----- LISTED ENTRIES

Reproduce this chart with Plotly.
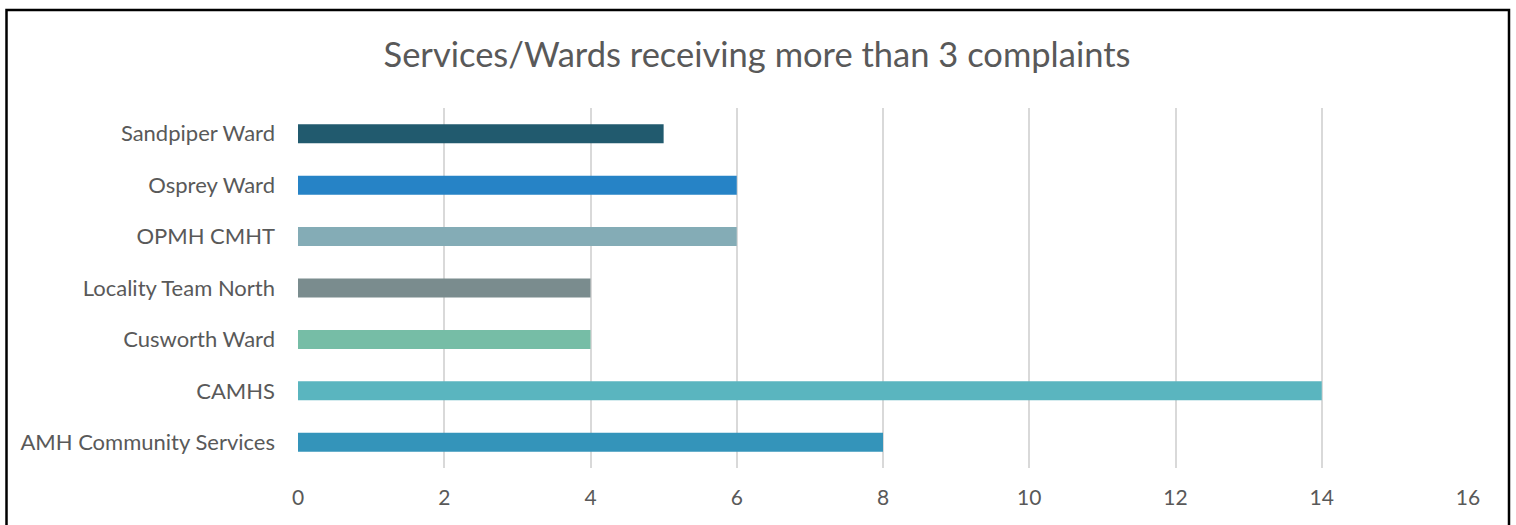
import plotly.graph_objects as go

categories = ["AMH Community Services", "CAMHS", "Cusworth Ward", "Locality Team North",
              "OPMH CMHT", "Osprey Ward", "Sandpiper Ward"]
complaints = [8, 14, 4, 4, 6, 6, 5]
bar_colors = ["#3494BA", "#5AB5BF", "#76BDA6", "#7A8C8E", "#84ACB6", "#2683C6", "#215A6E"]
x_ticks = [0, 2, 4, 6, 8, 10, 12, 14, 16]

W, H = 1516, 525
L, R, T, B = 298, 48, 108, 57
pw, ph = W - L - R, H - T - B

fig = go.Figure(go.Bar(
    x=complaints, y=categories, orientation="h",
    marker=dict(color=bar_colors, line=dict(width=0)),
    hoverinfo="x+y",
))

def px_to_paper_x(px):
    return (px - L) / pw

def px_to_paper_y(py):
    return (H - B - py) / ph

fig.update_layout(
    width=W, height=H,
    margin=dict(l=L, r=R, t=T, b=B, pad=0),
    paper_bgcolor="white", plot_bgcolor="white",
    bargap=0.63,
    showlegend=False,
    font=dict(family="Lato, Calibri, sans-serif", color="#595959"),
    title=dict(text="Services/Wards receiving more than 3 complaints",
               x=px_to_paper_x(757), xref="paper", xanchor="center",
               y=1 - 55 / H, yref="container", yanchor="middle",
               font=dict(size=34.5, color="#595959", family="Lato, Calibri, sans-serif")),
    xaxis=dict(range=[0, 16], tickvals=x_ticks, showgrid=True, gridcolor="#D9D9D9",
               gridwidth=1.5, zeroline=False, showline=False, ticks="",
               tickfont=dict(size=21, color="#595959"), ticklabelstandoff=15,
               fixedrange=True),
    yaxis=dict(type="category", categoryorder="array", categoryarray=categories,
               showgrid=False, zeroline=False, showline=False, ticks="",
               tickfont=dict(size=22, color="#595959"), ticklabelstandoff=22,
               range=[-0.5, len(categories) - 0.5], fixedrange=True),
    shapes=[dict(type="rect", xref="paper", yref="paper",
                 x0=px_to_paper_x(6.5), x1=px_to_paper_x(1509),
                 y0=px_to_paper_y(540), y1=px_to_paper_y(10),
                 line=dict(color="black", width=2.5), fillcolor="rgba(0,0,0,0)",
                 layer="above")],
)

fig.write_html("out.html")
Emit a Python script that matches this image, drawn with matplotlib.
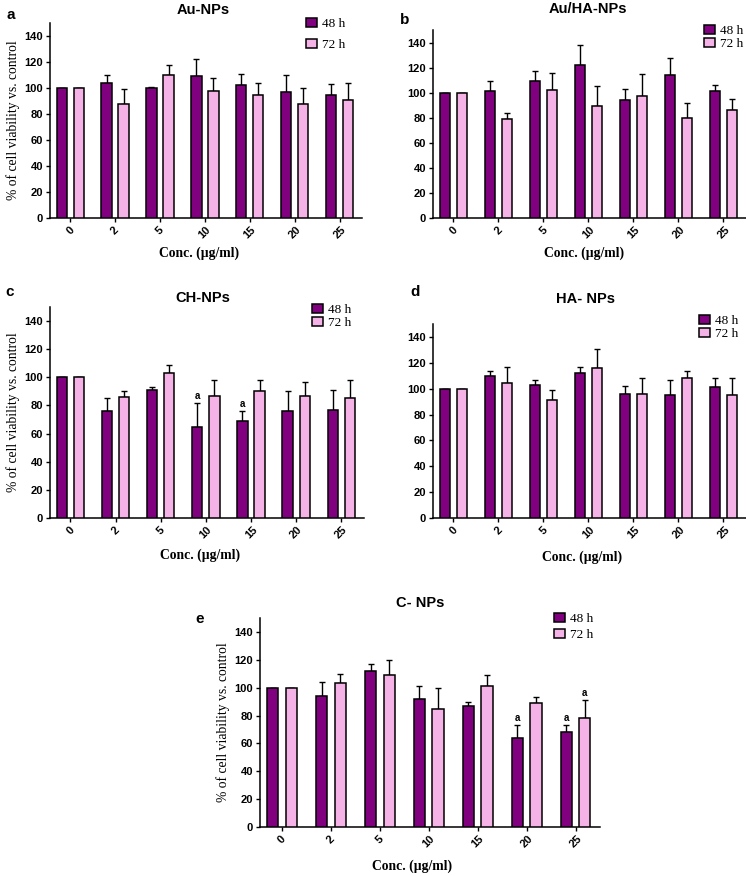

----------

> WORK TO BE COMPLETED
Pictures are to be left out; the records above must be repeated word for word.

> REPLY TO THE EXERCISE
Reproduce this chart with Plotly.
import plotly.graph_objects as go

categories = ["AMH Community Services", "CAMHS", "Cusworth Ward", "Locality Team North",
              "OPMH CMHT", "Osprey Ward", "Sandpiper Ward"]
complaints = [8, 14, 4, 4, 6, 6, 5]
bar_colors = ["#3494BA", "#5AB5BF", "#76BDA6", "#7A8C8E", "#84ACB6", "#2683C6", "#215A6E"]
x_ticks = [0, 2, 4, 6, 8, 10, 12, 14, 16]

W, H = 1516, 525
L, R, T, B = 298, 48, 108, 57
pw, ph = W - L - R, H - T - B

fig = go.Figure(go.Bar(
    x=complaints, y=categories, orientation="h",
    marker=dict(color=bar_colors, line=dict(width=0)),
    hoverinfo="x+y",
))

def px_to_paper_x(px):
    return (px - L) / pw

def px_to_paper_y(py):
    return (H - B - py) / ph

fig.update_layout(
    width=W, height=H,
    margin=dict(l=L, r=R, t=T, b=B, pad=0),
    paper_bgcolor="white", plot_bgcolor="white",
    bargap=0.63,
    showlegend=False,
    font=dict(family="Lato, Calibri, sans-serif", color="#595959"),
    title=dict(text="Services/Wards receiving more than 3 complaints",
               x=px_to_paper_x(757), xref="paper", xanchor="center",
               y=1 - 55 / H, yref="container", yanchor="middle",
               font=dict(size=34.5, color="#595959", family="Lato, Calibri, sans-serif")),
    xaxis=dict(range=[0, 16], tickvals=x_ticks, showgrid=True, gridcolor="#D9D9D9",
               gridwidth=1.5, zeroline=False, showline=False, ticks="",
               tickfont=dict(size=21, color="#595959"), ticklabelstandoff=15,
               fixedrange=True),
    yaxis=dict(type="category", categoryorder="array", categoryarray=categories,
               showgrid=False, zeroline=False, showline=False, ticks="",
               tickfont=dict(size=22, color="#595959"), ticklabelstandoff=22,
               range=[-0.5, len(categories) - 0.5], fixedrange=True),
    shapes=[dict(type="rect", xref="paper", yref="paper",
                 x0=px_to_paper_x(6.5), x1=px_to_paper_x(1509),
                 y0=px_to_paper_y(540), y1=px_to_paper_y(10),
                 line=dict(color="black", width=2.5), fillcolor="rgba(0,0,0,0)",
                 layer="above")],
)

fig.write_html("out.html")
Emit a Python script that matches this image, drawn with matplotlib.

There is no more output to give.